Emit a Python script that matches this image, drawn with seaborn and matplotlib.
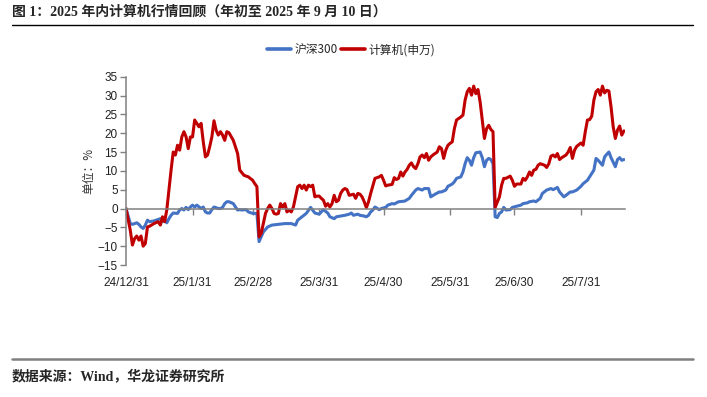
import pandas as pd
import matplotlib
matplotlib.use('Agg')
import matplotlib.pyplot as plt
import seaborn as sns
from matplotlib.lines import Line2D

# 沪深300 累计涨跌幅(%)
hs300_dates = [
    '24/12/31', '25/1/2', '25/1/3', '25/1/5', '25/1/6', '25/1/7', '25/1/8', '25/1/9', '25/1/10', '25/1/11',
    '25/1/13', '25/1/14', '25/1/16', '25/1/17', '25/1/18', '25/1/19', '25/1/20', '25/1/21', '25/1/22', '25/1/24',
    '25/1/25', '25/1/26', '25/1/27', '25/1/28', '25/1/29', '25/1/30', '25/1/31',
    '25/2/1', '25/2/2', '25/2/4', '25/2/5', '25/2/6', '25/2/7', '25/2/8', '25/2/9', '25/2/10', '25/2/12',
    '25/2/13', '25/2/14', '25/2/15', '25/2/16', '25/2/17', '25/2/19', '25/2/20', '25/2/21', '25/2/22', '25/2/23',
    '25/2/25', '25/2/26', '25/2/28',
    '25/3/2', '25/3/3', '25/3/4', '25/3/5', '25/3/7', '25/3/9', '25/3/12', '25/3/15', '25/3/18', '25/3/20',
    '25/3/21', '25/3/23', '25/3/25', '25/3/27', '25/3/29', '25/3/31',
    '25/4/1', '25/4/2', '25/4/4', '25/4/5', '25/4/7', '25/4/8', '25/4/10', '25/4/12', '25/4/14', '25/4/15',
    '25/4/16', '25/4/18', '25/4/19', '25/4/21', '25/4/22', '25/4/23', '25/4/24', '25/4/25', '25/4/26', '25/4/28',
    '25/4/29',
    '25/5/1', '25/5/2', '25/5/4', '25/5/5', '25/5/7', '25/5/9', '25/5/10', '25/5/12', '25/5/13', '25/5/15',
    '25/5/16', '25/5/18', '25/5/19', '25/5/21', '25/5/22', '25/5/24', '25/5/26', '25/5/27', '25/5/29', '25/5/30',
    '25/6/1', '25/6/2', '25/6/3', '25/6/5', '25/6/6', '25/6/7', '25/6/8', '25/6/9', '25/6/10', '25/6/11',
    '25/6/12', '25/6/14', '25/6/15', '25/6/16', '25/6/17', '25/6/18', '25/6/19', '25/6/20', '25/6/21', '25/6/22',
    '25/6/23', '25/6/24', '25/6/25', '25/6/26', '25/6/28', '25/6/29',
    '25/7/1', '25/7/3', '25/7/4', '25/7/6', '25/7/7', '25/7/9', '25/7/10', '25/7/12', '25/7/13', '25/7/15',
    '25/7/17', '25/7/18', '25/7/20', '25/7/21', '25/7/23', '25/7/24', '25/7/26', '25/7/27', '25/7/29', '25/7/31',
    '25/8/1', '25/8/3', '25/8/4', '25/8/6', '25/8/7', '25/8/8', '25/8/10', '25/8/11', '25/8/12', '25/8/13',
    '25/8/14', '25/8/16', '25/8/17', '25/8/18', '25/8/19', '25/8/20',
]
hs300_vals = [
    0, -4.0, -4.2, -3.8, -4.2, -4.9, -5.3, -4.4, -3.1, -3.5,
    -3.3, -3.1, -2.7, -3.5, -2.9, -3.8, -2.7, -1.8, -1.2, -1.3,
    -0.4, 0.0, -0.4, 0.3, -0.3, 0.4, 0.9,
    0.4, 0.9, 0.0, 0.4, -0.9, -1.2, -1.2, -0.3, 0.4, 0.0,
    0.0, 0.3, 1.3, 1.8, 1.8, 1.3, 0.4, -0.4, -0.3, -0.4,
    -0.3, -0.9, -1.3,
    -1.3, -8.8, -7.5, -6.2, -4.9, -4.4, -4.2, -4.0, -4.0, -4.4,
    -3.1, -2.2, -1.3, 0.3, -1.2, -1.5,
    -0.9, -0.3, -1.2, -2.2, -2.7, -2.2, -2.0, -1.8, -1.5, -1.2,
    -1.8, -1.5, -1.8, -2.0, -2.2, -1.8, -0.9, -0.4, 0.4, -0.3,
    0.0,
    0.3, 0.9, 1.3, 1.2, 1.8, 1.9, 2.0, 2.7, 3.5, 4.9,
    5.3, 4.9, 5.3, 5.3, 3.1, 3.8, 4.4, 4.4, 4.9, 5.9,
    6.5, 7.1, 8.0, 8.4, 9.7, 11.9, 13.5, 12.8, 11.5, 13.5,
    14.8, 15.0, 13.5, 11.1, 12.8, 13.3, 13.0, 11.9, -2.2, -2.4,
    -1.3, -0.9, 0.3, -0.4, -0.3, 0.3,
    0.6, 0.9, 1.3, 1.5, 1.8, 2.0, 1.8, 2.7, 4.0, 4.9,
    5.3, 5.0, 5.6, 4.4, 3.1, 3.5, 4.4, 4.4, 4.9, 5.9,
    6.6, 7.5, 8.4, 10.2, 13.3, 12.8, 11.5, 13.7, 14.4, 15.0,
    13.5, 11.1, 13.0, 13.5, 12.8, 13.0,
]

# 计算机(申万) 累计涨跌幅(%)
sw_dates = [
    '24/12/31', '25/1/2', '25/1/3', '25/1/4', '25/1/5', '25/1/6', '25/1/7', '25/1/8', '25/1/9', '25/1/10',
    '25/1/11', '25/1/13', '25/1/15', '25/1/16', '25/1/17', '25/1/18', '25/1/19', '25/1/20', '25/1/21', '25/1/22',
    '25/1/23', '25/1/24', '25/1/25', '25/1/26', '25/1/27', '25/1/28', '25/1/29', '25/1/30', '25/1/31',
    '25/2/1', '25/2/2', '25/2/3', '25/2/4', '25/2/5', '25/2/6', '25/2/7', '25/2/8', '25/2/9', '25/2/10',
    '25/2/11', '25/2/12', '25/2/13', '25/2/14', '25/2/15', '25/2/16', '25/2/17', '25/2/19', '25/2/21', '25/2/22',
    '25/2/24', '25/2/26', '25/2/28',
    '25/3/1', '25/3/2', '25/3/3', '25/3/4', '25/3/5', '25/3/6', '25/3/7', '25/3/8', '25/3/9', '25/3/10',
    '25/3/11', '25/3/12', '25/3/13', '25/3/14', '25/3/15', '25/3/16', '25/3/17', '25/3/18', '25/3/19', '25/3/21',
    '25/3/22', '25/3/23', '25/3/24', '25/3/25', '25/3/26', '25/3/27', '25/3/28', '25/3/29', '25/3/30', '25/3/31',
    '25/4/1', '25/4/2', '25/4/3', '25/4/4', '25/4/5', '25/4/6', '25/4/7', '25/4/8', '25/4/9', '25/4/10',
    '25/4/11', '25/4/12', '25/4/13', '25/4/14', '25/4/16', '25/4/17', '25/4/18', '25/4/19', '25/4/20', '25/4/21',
    '25/4/22', '25/4/23', '25/4/24', '25/4/26', '25/4/27', '25/4/28', '25/4/29', '25/4/30',
    '25/5/1', '25/5/2', '25/5/4', '25/5/5', '25/5/6', '25/5/7', '25/5/8', '25/5/9', '25/5/10', '25/5/11',
    '25/5/12', '25/5/13', '25/5/14', '25/5/15', '25/5/16', '25/5/17', '25/5/18', '25/5/19', '25/5/20', '25/5/21',
    '25/5/22', '25/5/23', '25/5/25', '25/5/26', '25/5/27', '25/5/28', '25/5/29', '25/5/30', '25/5/31',
    '25/6/1', '25/6/2', '25/6/3', '25/6/4', '25/6/5', '25/6/6', '25/6/7', '25/6/8', '25/6/9', '25/6/10',
    '25/6/11', '25/6/12', '25/6/13', '25/6/14', '25/6/15', '25/6/16', '25/6/17', '25/6/18', '25/6/19', '25/6/20',
    '25/6/21', '25/6/23', '25/6/24', '25/6/25', '25/6/26', '25/6/28', '25/6/29', '25/6/30',
    '25/7/1', '25/7/3', '25/7/4', '25/7/5', '25/7/6', '25/7/7', '25/7/8', '25/7/9', '25/7/10', '25/7/11',
    '25/7/12', '25/7/14', '25/7/15', '25/7/16', '25/7/17', '25/7/18', '25/7/19', '25/7/20', '25/7/21', '25/7/22',
    '25/7/24', '25/7/25', '25/7/26', '25/7/27', '25/7/28', '25/7/29', '25/7/31',
    '25/8/1', '25/8/2', '25/8/3', '25/8/4', '25/8/5', '25/8/6', '25/8/7', '25/8/8', '25/8/9', '25/8/10',
    '25/8/11', '25/8/12', '25/8/13', '25/8/14', '25/8/15', '25/8/16', '25/8/17', '25/8/18', '25/8/19', '25/8/20',
]
sw_vals = [
    0, -5.8, -9.7, -8.0, -7.3, -8.4, -7.3, -10.0, -9.3, -4.9,
    -4.7, -4.0, -3.5, -4.4, -2.2, -3.5, -0.4, 4.9, 10.2, 15.0,
    14.2, 16.8, 15.5, 19.0, 20.4, 19.0, 15.9, 19.0, 19.0,
    23.5, 22.6, 21.7, 22.6, 17.7, 13.7, 14.2, 16.4, 19.0, 23.3,
    20.8, 19.5, 20.4, 19.5, 18.1, 20.4, 20.1, 18.1, 14.6, 10.2,
    8.8, 8.4, 7.5,
    6.6, 5.8, -7.5, -6.6, -4.0, -1.3, 0.0, 0.9, 0.0, -1.3,
    -1.5, -1.3, 1.3, 0.4, 1.3, -0.9, -0.4, -0.9, 0.4, 5.8,
    6.2, 5.3, 6.2, 4.9, 6.2, 5.8, 6.2, 3.1, 3.3, 3.3,
    2.7, 2.2, 0.6, 1.3, 0.4, 1.3, 3.5, 1.8, 2.2, 4.0,
    4.9, 5.3, 5.0, 3.5, 3.8, 2.7, 4.0, 3.8, 3.1, 1.8,
    0.2, 1.8, 4.0, 8.0, 8.2, 8.4, 8.8, 7.5,
    6.0, 6.2, 6.4, 8.2, 7.7, 8.0, 9.7, 8.6, 9.7, 10.4,
    11.5, 12.1, 11.1, 10.6, 11.9, 13.7, 14.2, 13.5, 14.6, 12.8,
    13.7, 14.2, 15.0, 16.4, 15.9, 13.3, 15.5, 16.8, 17.3,
    17.7, 21.2, 23.5, 23.9, 24.3, 24.8, 28.8, 31.0, 31.9, 30.1,
    32.5, 30.5, 31.6, 28.3, 23.5, 18.6, 21.2, 22.1, 21.0, 20.4,
    0.3, 3.1, 6.2, 8.0, 8.0, 8.6, 7.5, 5.9,
    6.5, 6.5, 8.0, 7.5, 8.4, 9.7, 8.8, 10.2, 10.4, 11.5,
    11.9, 11.5, 10.9, 11.9, 13.9, 14.2, 13.7, 14.6, 13.0, 13.5,
    14.2, 15.0, 16.2, 13.3, 15.5, 16.5, 17.4,
    16.8, 20.4, 23.5, 23.6, 24.5, 28.8, 31.0, 31.6, 30.1, 32.5,
    30.7, 31.4, 31.2, 27.0, 21.7, 18.6, 20.8, 21.9, 19.5, 20.6,
]

series_names = ['沪深300', '计算机(申万)']
series_colors = ['#4472C4', '#C00000']
tick_labels = ['24/12/31', '25/1/31', '25/2/28', '25/3/31', '25/4/30', '25/5/31', '25/6/30', '25/7/31']
y_ticks = [-15, -10, -5, 0, 5, 10, 15, 20, 25, 30, 35]

title = '图 1：2025 年内计算机行情回顾（年初至 2025 年 9 月 10 日）'
source = '数据来源：Wind，华龙证券研究所'

sns.set_theme(style='white')
plt.rcParams['font.family'] = ['Liberation Sans', 'Noto Sans CJK SC']
serif_cjk = ['Liberation Serif', 'Noto Sans CJK SC']

df = pd.concat([
    pd.DataFrame({'date': pd.to_datetime(hs300_dates, format='%y/%m/%d'),
                  'value': hs300_vals, 'series': series_names[0]}),
    pd.DataFrame({'date': pd.to_datetime(sw_dates, format='%y/%m/%d'),
                  'value': sw_vals, 'series': series_names[1]}),
], ignore_index=True)

W, H = 707, 397
fig = plt.figure(figsize=(W / 100, H / 100), dpi=100)
ax = fig.add_axes([126 / W, 1 - 265 / H, (625 - 126) / W, (265 - 76.7) / H])

sns.lineplot(data=df, x='date', y='value', hue='series', hue_order=series_names,
             palette=dict(zip(series_names, series_colors)), linewidth=2.2, ax=ax)

ax.set_xlim(pd.Timestamp('2024-12-31'), pd.Timestamp('2025-08-20 12:00'))
ax.set_ylim(-15, 35)
ax.set_yticks(y_ticks)
ax.set_xticks(pd.to_datetime(tick_labels, format='%y/%m/%d'))
ax.set_xticklabels(tick_labels)

for s in ['top', 'right']:
    ax.spines[s].set_visible(False)
ax.spines['bottom'].set_position(('data', 0))
for s in ['bottom', 'left']:
    ax.spines[s].set_color('#808080')
    ax.spines[s].set_linewidth(1.1)

ax.tick_params(axis='x', bottom=True, direction='out', length=4, width=1, color='#808080',
               pad=45, labelsize=8.5, labelcolor='#222222')
ax.tick_params(axis='y', left=True, direction='out', length=4, width=1, color='#808080',
               pad=2, labelsize=8.5, labelcolor='#222222')

ax.set_xlabel('')
ax.set_ylabel('单位：%', fontsize=8.5, color='#333333', family=['Noto Sans CJK SC'])
ax.yaxis.set_label_coords(-0.062, 0.5)

handles, labels = ax.get_legend_handles_labels()
leg = ax.legend(handles, labels, loc='center', bbox_to_anchor=(0.497, 1 - 50 / H),
                bbox_transform=fig.transFigure, ncol=2, frameon=False, fontsize=8.5,
                handlelength=2.0, handletextpad=0.3, columnspacing=0.3)
for line in leg.get_lines():
    line.set_linewidth(2.6)
for t in leg.get_texts():
    t.set_family(['Noto Sans CJK SC'])

fig.text(12 / W, 1 - 12 / H, title, fontsize=10, fontweight='bold', va='center', ha='left',
         family=serif_cjk)
fig.add_artist(Line2D([12 / W, 693 / W], [1 - 25 / H, 1 - 25 / H], color='black', lw=1.0))
fig.add_artist(Line2D([12 / W, 693 / W], [1 - 359 / H, 1 - 359 / H], color='#808080', lw=1.8))
fig.text(12 / W, 1 - 377 / H, source, fontsize=10, fontweight='bold', va='center', ha='left',
         family=serif_cjk)

fig.savefig('out.png', dpi=100)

::::::::

(WRITTEN PROBLEM): Repeat, exactly and in full, each line from the start of the data to the line that contains "from matplotlib.lines import Line2D". Pictures do not go in.

(FINAL ANSWER):
Emit a Python script that matches this image, drawn with seaborn and matplotlib.
import pandas as pd
import matplotlib
matplotlib.use('Agg')
import matplotlib.pyplot as plt
import seaborn as sns
from matplotlib.lines import Line2D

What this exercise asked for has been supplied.